With surprise I realized, don’t know since when, that the app Megapixel went away and was replaced by Camera (Dev Preview). I took some photos without really understanding how do manage the app and I’m surprised again about the quality of the pictures…
In short, are there some instructions available, even a simple ASCII file would be fine, or where is the git page for this project? Thanks
Could some kind sol shed a bit light how to manage the GUI of the app, especially which values to be used for gain, exposure, focus and balance, or point me to some document where they’re explained.
One problem I detected is: when the app is started it is consuming a lot of CPU cycles because it is constantly taking the raw frames from the sensor and waiting on the click, then the last raw frame is used for further post processing. Why this file *.dng of ~13M is also stored in ~/Pictures while the resulting *.jpg file is only ~1M?
I imagine that the raw data from the image sensor is first stored in a DNG file and then it is converted into a lossy JPG image, but I haven’t looked at the code to see how it works. People who want to edit the image or want to store it in a lossless format like TIFF or PNG will appreciate having the original image data.
DNG is a free/open source format for storing the uncompressed information received from the image sensor. It is similar to the RAW format used by the majority of camera makers, but each camera maker has its own RAW format, whereas DNG is vender neutral and a free/open source format which is easy to edit. For more info, see: https://www.adobe.com/creativecloud/file-types/image/raw/dng-file.html
The new focus in the cam is a big step forward. Thanks to all who are involved.
What I’m missing is
a small indicator, a square or crosshair, where the focus is
a shutter signal, I’m always unsure when the picture is shoot (if one presses the shutter after a second or so, the picture gets more clearer, then it takes ~10 secs with a circling indicator until the small preview “button” shows up … when exactly the picture is taken?)
plus: a way to shut by a shell command from command line (while connected via SSH)

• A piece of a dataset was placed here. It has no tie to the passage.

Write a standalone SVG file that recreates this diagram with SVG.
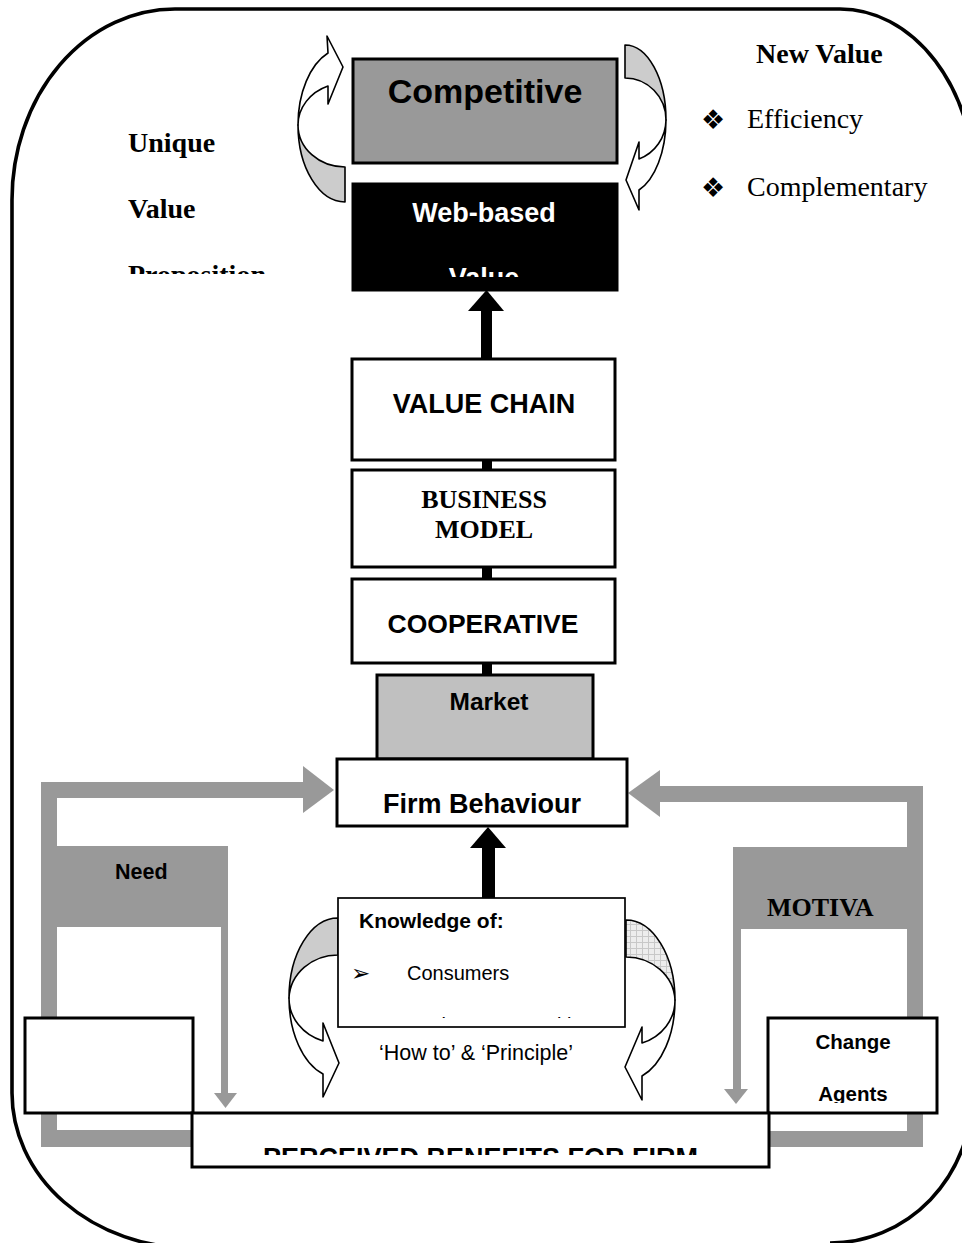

I have here a screenshot of a cam app on another mobile where I tapped certain point of the future image (the yellow thin line square) to indicate that this part should be sharp (and not the middle or the background).
Immediately when I tap the shutter or when it goes whiter for a moment one second later? If in the moment of tapping the shutter, why it goes whiter for a short moment after the tap?
Okay, that will be needed for autofocus, but won’t land any sooner.
Somewhere between that moment. The whiter version is your actual photo. It doesn’t have the exact same brightness because modes of different resolution are far from perfect still.
You don’t have to imagine. /usr/share/megapixels/postprocess.sh
It isn’t only about lossless v. lossy, but also about postprocessing the raw data from the sensor. You can generally do more CPU-intensive postprocessing on your computer, as compared with your digital camera (or even your smartphone), so some photographers will only transfer the raw file from the digital camera and do the rest on their computer. (As you say, raw files can be in proprietary formats, requiring the manufacturer’s proprietary software to work with, which is exactly what we wouldn’t want.)
The file name of the postprocessing script is actually /usr/share/millipixels/postprocess.sh. I did some small modification to log start and stop of the script:
i.e. it takes around 11 secs to run the postprocessing, which also means you have to wait 11 secs before you could take another picture. This isn’t practicable and should be redesigned.
You can shave some milliseconds off that processing time by replacing the Bash shell files in Millipixels with compiled C, C++ or Rust code, and I’m sure that there are other tricks that can be done in the software, but the i.MX 8M Quad lacks an image signal processor and hardware video/image encoder, so the processing of the photos has to be handled through software running on the 4 cortex-A53 cores, which aren’t that powerful. Even with good optimization of the software, I doubt that the L5’s camera will ever be very fast. Both the i.MX 8M Plus in Fir and the RK3566 in the PinePhone 2 will have an ISP and hardware video/image encoder which should improve the speed of their cameras if there is proper driver support for that hardware.